Mas não havia motivos para alarme. Porém, quando se dissolveu a União Soviética, em 1991, a população da Crimeia sentiu-se completamente desconectada, sem um ponto de convergência. A Ucrânia não cuidou dela, não lhe deu garantias sociais, e os governantes estavam mais atraídos pela corrupção. Ela se sentiu abandonada. Muita gente emigrou para a Rússia, mas essa estava enfraquecida então, nos anos 1990, quando também estava ocorrendo a Guerra da Tchetchênia, no Cáucaso russo. Foram anos muito difíceis de transição.
GR: Por que Khruschov fez isso?
KK: Na minha opinião, e na de Pútin também, Khruschov fez isso por duas razões. Uma era fortalecer-se aos olhos de grandes nomes soviéticos, que então incluíam muitos marechais ucranianos, como Malinóvski, Gretchko... Além disso, foi um ato de remição pelas atrocidades cometidas pelo poder bolchevique nos anos 1920 e 1930 contra os ucranianos. Na minha opinião, Khruschov fez isso movido pelo desejo de fortalecer seu poder pessoal, depois da luta interna que ocorreu no partido com a morte de Iossif Stalin.
GR: E por que essa reação de Obama e de Angela Merkel?

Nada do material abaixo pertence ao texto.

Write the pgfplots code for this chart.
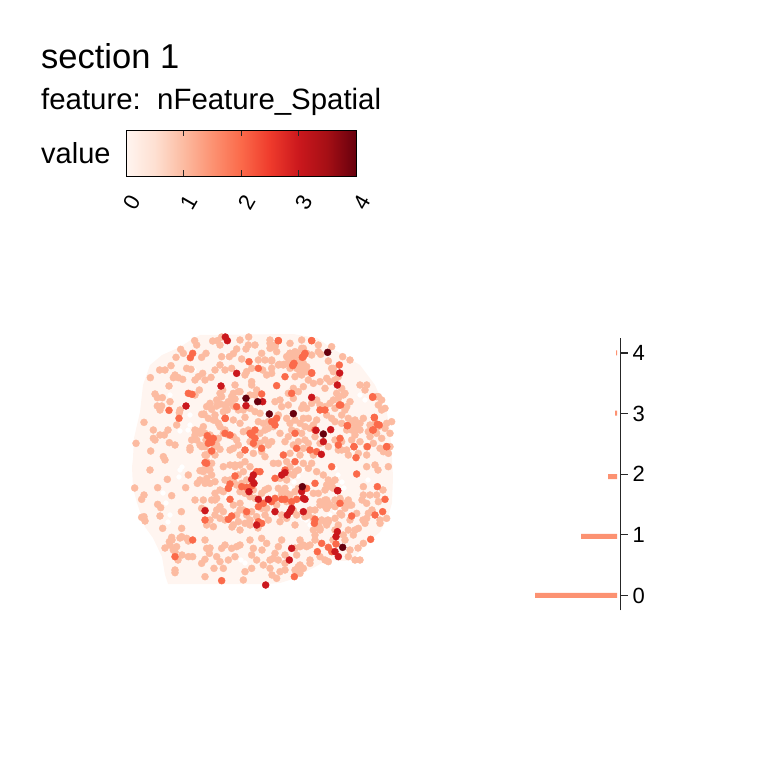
\documentclass[border=0pt]{standalone}
\usepackage{fontspec}
\setmainfont{Liberation Sans}
\usepackage{pgfplots}
\pgfplotsset{compat=1.18}
\definecolor{r0}{HTML}{FFF5F0}
\definecolor{r1}{HTML}{FCBBA1}
\definecolor{r2}{HTML}{FB6A4A}
\definecolor{r3}{HTML}{CB181D}
\definecolor{r4}{HTML}{67000D}
\definecolor{barc}{HTML}{FC9272}
\pgfplotsset{
  colormap={reds}{rgb255=(255,245,240) rgb255=(254,224,210) rgb255=(252,187,161) rgb255=(252,146,114) rgb255=(251,106,74) rgb255=(239,59,44) rgb255=(203,24,29) rgb255=(165,15,21) rgb255=(103,0,13)},
  /pgfplots/table/c1/.style={x expr={120+\thisrowno{0}/3},y expr={325+\thisrowno{1}/3},header=false},
  /pgfplots/table/c2/.style={x expr={260+\thisrowno{0}/3},y expr={325+\thisrowno{1}/3},header=false},
  /pgfplots/table/c3/.style={x expr={120+\thisrowno{0}/3},y expr={460+\thisrowno{1}/3},header=false},
  /pgfplots/table/c4/.style={x expr={260+\thisrowno{0}/3},y expr={460+\thisrowno{1}/3},header=false},
  /pgfplots/table/c5/.style={x expr={200+\thisrowno{0}/3},y expr={390+\thisrowno{1}/3},header=false},
  /pgfplots/table/c6/.style={x expr={270+\thisrowno{0}/3},y expr={390+\thisrowno{1}/3},header=false},
  /pgfplots/table/c7/.style={x expr={200+\thisrowno{0}/3},y expr={460+\thisrowno{1}/3},header=false},
  /pgfplots/table/c8/.style={x expr={270+\thisrowno{0}/3},y expr={460+\thisrowno{1}/3},header=false},
  /pgfplots/table/c9/.style={x expr={340+\thisrowno{0}/3},y expr={390+\thisrowno{1}/3},header=false},
  /pgfplots/table/c10/.style={x expr={270+\thisrowno{0}/3},y expr={335+\thisrowno{1}/3},header=false},
  spot/.style={only marks, mark=*, mark size=3.5pt, mark options={draw=none}, color=#1},
}
\begin{document}
\begin{tikzpicture}
\path[use as bounding box] (0,0) rectangle (768pt,768pt);
\begin{axis}[at={(0,0)},anchor=south west,scale only axis,width=768pt,height=768pt,
  xmin=0,xmax=768,ymin=0,ymax=768,y dir=reverse,hide axis,clip=false]
\node[anchor=base west,inner sep=0pt,font=\fontsize{34.5}{37}\selectfont] at (axis cs:41,69) {section 1};
\node[anchor=base west,inner sep=0pt,font=\fontsize{29.4}{32}\selectfont] at (axis cs:41,110) {feature:\ \ nFeature\_Spatial};
\node[anchor=base west,inner sep=0pt,font=\fontsize{29}{32}\selectfont] at (axis cs:41,164) {value};
% tissue outline
\addplot[fill=r0,draw=none] coordinates {
(200,335)(293,334)(317,338)(327,345)(343,355)(360,365)(375,385)(387,413)(390,432)(392,458)(393,477)(392,503)(388,517)(380,532)(367,543)(353,560)(343,561)(327,560)(315,567)(303,573)(293,579)(280,583)(267,584)(220,584)(168,584)(165,575)(162,557)(153,538)(145,527)(137,503)(133,488)(132,467)(133,458)(134,438)(140,412)(143,385)(150,365)(162,355)(180,347)(194,338)} --cycle;
% gaps in the tissue
\addplot[only marks,mark=*,mark size=2.4pt,mark options={draw=none},color=white] coordinates {
(225,355)(228,358)(170,395)(190,425)(188,430)(190,415)(180,431)(155,395)(194,370)(187,368)
(180,470)(179,477)(182,467)(163,493)(166,503)(170,515)(168,522)(241,560)(245,563)(227,497)(230,503)
(335,367)(332,371)(360,395)(365,400)(301,432)(297,432)(240,445)(245,448)(266,413)(272,417)(368,480)
(335,468)(338,475)(342,482)(344,488)(310,525)(306,520)(302,518)(330,515)(335,510)(300,420)
(302,470)(298,476)(294,482)(290,488)(286,494)(280,497)(276,502)(237,423)(262,452)(258,448)(266,456)(255,443)};
% value 1
\addplot[spot=r1] coordinates {
(170,545)(175,552)(178,560)(165,548)(172,540)(182,555)(175,570)(180,538)
(205,540)(210,548)(225,520)(232,527)(240,510)(250,520)(258,528)(240,530)(225,545)(240,545)(250,540)(262,550)(270,560)(285,555)(295,548)(300,540)(310,545)(315,535)(300,565)(285,570)(272,575)(295,570)(310,560)(320,530)(328,520)(320,505)(335,530)(345,540)(350,550)(358,548)(355,530)(363,520)(372,510)(380,520)(370,495)(362,500)(378,470)(383,490)(350,505)(340,500)(350,520)(333,540)
(195,430)(200,445)(205,455)(215,445)(225,430)(210,470)(200,480)(195,500)(205,510)(215,500)(220,490)(230,480)(235,465)(230,450)(190,450)(175,445)(168,430)(180,410)(195,395)(205,380)(215,370)(175,375)(165,370)(160,410)(155,440)(150,470)(165,460)(220,345)(240,340)(255,345)(265,360)(245,375)(235,385)(250,395)(225,405)(215,420)};
\addplot[spot=r1] table[c1] {
224 47
230 60
278 48
292 47
305 36
386 36
385 60
378 72
350 72
340 86
328 95
182 73
190 85
168 97
245 97
258 85
153 122
119 135
91 158
160 158
175 158
200 130
213 133
188 163
235 155
225 165
248 145
273 157
147 183
238 195
105 207
112 218
127 218
112 243
125 243
150 230
250 268
178 263
72 292
170 300
100 315
100 340
120 330
133 330
48 355
148 353
92 378
130 395
240 318
225 330
240 325
215 345
230 345
210 368
245 365
258 345
285 345
295 340
285 365
300 373
245 268
265 280
250 305
300 205
290 225
305 215
318 243
310 260
322 255
330 232
345 222
340 205
360 200
395 180
410 195
380 140
395 130
300 120
315 135
335 130
305 95
365 102
415 105
395 170
};
\addplot[spot=r1] table[c2] {
30 45
45 65
30 70
5 85
35 108
58 118
72 118
90 85
100 95
85 100
125 70
130 85
108 105
175 60
182 88
205 108
248 95
270 105
215 130
120 115
115 130
135 130
125 150
140 140
8 135
20 150
35 145
225 165
210 170
245 190
250 210
230 205
300 180
320 180
315 195
355 215
};
\addplot[spot=r1] table[c3] {
240 32
250 35
205 45
142 58
113 83
44 84
197 83
232 70
155 107
72 105
65 118
113 133
122 143
120 168
184 155
72 170
65 172
75 183
128 205
185 205
155 232
148 245
170 260
160 270
185 230
200 235
205 243
260 265
268 280
305 265
335 265
350 260
205 290
218 290
255 298
245 310
290 290
300 305
345 290
325 300
282 325
310 325
165 338
255 350
375 335
395 325
370 360
410 300
400 265
395 285
};
\addplot[spot=r1] table[c4] {
310 80
320 20
345 15
385 20
310 105
350 105
355 125
320 130
265 120
275 135
255 130
240 160
200 120
195 130
210 135
200 145
255 145
245 165
290 160
325 160
320 175
360 190
380 175
315 190
160 210
180 205
195 185
105 195
265 210
250 225
280 225
295 205
165 240
65 240
55 260
45 280
40 295
55 300
10 315
30 325
75 310
60 335
50 355
120 260
130 255
140 260
110 285
115 320
130 325
120 340
150 310
180 290
195 300
205 305
265 290
285 300
300 300
310 250
20 250
5 235
};
\addplot[spot=r1] table[c5] {
68 0
95 20
115 5
165 15
30 40
20 50
12 72
35 58
50 48
62 42
85 35
100 48
115 60
130 60
150 55
165 65
180 70
45 75
100 90
135 82
120 100
55 100
40 90
15 130
30 135
60 110
70 130
85 135
100 140
110 150
130 125
145 120
160 130
180 130
195 120
205 115
190 100
175 95
205 95
150 155
165 165
180 160
195 150
205 165
135 180
100 175
115 165
50 165
30 185
15 170
20 195
45 195
120 195
160 190
185 185
195 200
};
\addplot[spot=r1] table[c6] {
55 10
70 25
85 5
15 35
30 30
35 50
55 45
100 45
110 55
95 55
125 40
140 30
150 45
165 50
180 40
190 30
205 25
195 55
25 75
15 90
10 110
50 85
60 100
75 90
90 100
100 85
115 85
65 120
80 125
55 140
95 130
105 110
120 115
130 105
140 90
170 75
185 85
195 95
5 155
30 130
45 155
70 165
85 155
105 150
115 160
135 140
150 160
100 175
60 190
90 195
130 195
175 170
195 150
205 180
};
\addplot[spot=r1] table[c7] {
20 5
35 10
10 30
25 30
35 45
20 55
15 70
30 70
45 65
70 20
90 15
105 20
120 15
135 5
150 20
130 35
115 45
100 60
110 75
125 70
140 60
75 60
85 85
70 95
120 95
135 100
150 110
165 115
185 100
195 90
205 85
160 90
45 100
35 120
50 115
10 120
5 145
100 135
120 130
130 150
140 165
155 155
170 170
110 165
50 150
60 140
70 155
60 175
45 165
30 180
20 195
40 200
100 195
115 185
135 190
150 195
185 145
200 145
195 165
205 180
};
\addplot[spot=r1] table[c8] {
10 10
25 10
50 5
60 20
75 35
70 45
55 40
85 30
100 10
115 25
125 10
140 35
30 55
50 60
25 85
35 95
45 85
35 105
50 100
160 45
175 60
185 70
175 80
190 85
165 90
170 75
195 60
130 100
145 100
165 120
175 130
160 135
170 145
150 125
195 120
205 130
210 115
195 140
20 135
50 125
60 105
75 95
85 85
35 165
30 185
50 175
70 150
80 165
105 170
130 175
115 165
135 150
120 150
155 180
145 195
175 185
195 175
170 195
205 195
};
\addplot[spot=r1] table[c9] {
15 10
30 35
20 50
15 60
5 75
25 85
45 90
35 100
50 110
60 100
70 85
35 120
50 120
60 120
45 135
20 120
5 100
90 105
105 100
135 115
150 130
140 100
85 125
90 140
110 130
125 145
135 55
125 60
115 45
110 20
125 30
5 155
5 180
20 180
35 150
60 155
25 195
55 190
80 170
100 160
120 175
130 185
145 190
150 170
115 110
155 95
80 195
};
\addplot[spot=r1] table[c10] {
0 25
15 30
20 50
60 25
75 50
60 55
50 65
65 70
55 85
80 70
85 55
95 15
100 40
110 55
5 75
5 100
25 90
40 90
60 100
80 100
95 100
90 115
105 110
100 85
110 95
125 60
145 50
185 35
75 125
70 160
100 155
115 135
130 145
150 140
170 130
190 110
205 125
165 160
190 100
};
% value 2
\addplot[spot=r2] table[c1] {
218 85
211 98
205 205
216 208
147 256
177 280
316 280
387 110
415 130
262 332
270 350
275 378
275 352
};
\addplot[spot=r2] table[c2] {
55 47
155 47
134 88
127 97
100 118
238 120
155 143
238 240
340 315
352 298
343 278
338 215
262 302
282 365
322 365
380 365
240 340
};
\addplot[spot=r2] table[c3] {
260 10
255 180
218 240
165 290
305 362
};
\addplot[spot=r2] table[c4] {
240 130
163 190
352 80
375 118
368 155
345 165
275 168
332 238
185 250
228 252
205 262
215 275
172 275
103 350
290 42
};
\addplot[spot=r2] table[c5] {
75 85
30 150
40 145
25 160
75 130
90 135
155 135
165 120
150 130
165 145
160 160
135 180
185 175
110 50
185 12
};
\addplot[spot=r2] table[c6] {
65 10
20 85
15 105
150 60
165 60
135 120
120 180
80 175
40 195
75 130
140 185
5 95
205 165
};
\addplot[spot=r2] table[c7] {
15 8
105 48
90 72
85 85
125 80
140 82
155 78
170 35
180 35
90 118
175 140
140 155
85 178
95 168
190 130
175 185
185 190
};
\addplot[spot=r2] table[c8] {
15 55
45 30
75 5
185 20
135 70
15 115
5 125
35 118
45 118
80 118
65 125
135 178
110 85
};
\addplot[spot=r2] table[c9] {
98 22
2 45
22 107
103 82
118 105
98 120
42 170
140 170
48 203
};
\addplot[spot=r2] table[c10] {
25 17
125 17
105 55
100 65
72 85
68 92
125 115
20 152
45 125
};
% value 3
\addplot[spot=r3] table[c1] {
316 36
322 47
350 145
303 183
198 243
378 242
};
\addplot[spot=r3] table[c2] {
239 144
232 180
155 217
8 230
168 316
212 314
190 350
184 388
};
\addplot[spot=r3] table[c7] {
160 45
155 58
162 70
147 95
175 118
205 118
170 195
15 152
};
\addplot[spot=r3] table[c4] {
233 92
232 215
228 230
225 275
235 290
95 265
88 300
17 375
};
\addplot[spot=r3] table[c8] {
35 45
45 38
100 115
105 118
15 155
100 155
65 145
60 155
52 165
203 92
95 95
};
% value 4
\addplot[spot=r4] table[c1] {
378 220
413 230
};
\addplot[spot=r4] table[c2] {
203 82
190 327
100 266
28 267
};
\addplot[spot=r4] table[c4] {
127 80
248 262
};
\end{axis}
% colour bar fill
\begin{axis}[at={(126pt,591.5pt)},anchor=south west,scale only axis,width=230pt,height=46pt,
  xmin=0,xmax=4,ymin=0,ymax=1,view={0}{90},colormap name=reds,hide axis]
\addplot3[surf,shader=interp,point meta=x] coordinates {
(0,0,0) (4,0,0)

(0,1,0) (4,1,0)
};
\end{axis}
% colour bar frame and ticks
\begin{axis}[at={(126pt,591.5pt)},anchor=south west,scale only axis,width=230pt,height=46pt,
  xmin=0,xmax=4,ymin=0,ymax=1,
  xtick={0,1,2,3,4},ytick=\empty,tick align=inside,tick pos=both,
  major tick length=6pt,tick style={black!85,line width=0.9pt},axis line style={black,line width=1pt},
  /pgf/number format/assume math mode=true,xticklabel pos=bottom,
  x tick label style={xshift=5.6pt,yshift=-26.2pt,rotate=60,anchor=center,font=\fontsize{22}{24}\selectfont}]
\addplot[draw=none] coordinates {(0,0)(4,1)};
\end{axis}
% histogram
\begin{axis}[at={(520pt,157.5pt)},anchor=south west,scale only axis,width=100.5pt,height=272pt,
  x dir=reverse,xmin=-3.5,xmax=97,ymin=-0.2475,ymax=4.2392,
  axis y line*=right,axis x line=none,ytick={0,1,2,3,4},tick align=outside,major tick length=7pt,
  axis line style={line width=1.2pt,black!85,-},tick style={line width=1.1pt,black!85},
  /pgf/number format/assume math mode=true,
  y tick label style={font=\fontsize{22}{24}\selectfont,xshift=1.5pt}]
\addplot[xbar,bar width=5pt,fill=barc,draw=none] coordinates {(82,0)(36,0.975)(9,1.96)(2,3.01)(1,4)};
\end{axis}
\end{tikzpicture}
\end{document}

A Crimeia torna a Rússia muito mais forte?
KK: Isso também foi destacado no apelo do presidente Pútin ao parlamento russo, no dia 18 [de março de 2014]. Faz parte da política de contenção onipotente da Rússia.
GR: Medo de que volte a União Soviética?
KK: Sim. A contenção política da Rússia está sendo levada a cabo desde o século 18. Não gostam de que a Rússia cresça, expanda-se territorialmente. Isso provoca ódio e indignação e irritação, não sei por quê. Mas não tememos essas sanções porque podemos reorientar nossos laços econômicos externos completamente, buscar e achar outros parceiros, por exemplo, o Brasil.
Temos com esse relações de parceria estratégica, e nos últimos cinco anos foram diversas as visitas oficiais mútuas de nossos presidentes. O presidente Pútin deverá, ainda, vir à final da Copa, em 13 de julho, no Rio de Janeiro, já que a Rússia será o país sucessor do torneio, e em seguida, no dia 15, deverá participar da cúpula dos Brics em Fortaleza.
Há uma comissão intergovernamental de cooperação econômica e técnico-científica, uma comissão de alto nível... Nossa meta é atingir, nos próximos dois a três anos, os 10 bilhões de dólares na balança comercial bilateral com o Brasil, que hoje varia entre 6 e 7 bilhões de dólares.
Além disso, temos projetos de perspectiva na área da exploração do espaço. Em energia hidrelétrica, as hidrelétricas de Sobradinho e Capivara, por exemplo, foram construídas com nossas turbinas até os anos 1970 e 1980, e hoje temos em São Paulo a representação da companhia russa Power Machines, que fornece turbinas hidrelétricas ao Brasil. Na esfera automobilística, a brasileira Marcopolo atua com sucesso em Tartaristão, na planta da Comass, onde produz seus ônibus brasileiros para o mercado russo.
Há muitos outros exemplos. Mas também temos sinergia, russos e brasileiros. Na esfera cultural, educacional, há grande espaço para cooperar de agora em diante.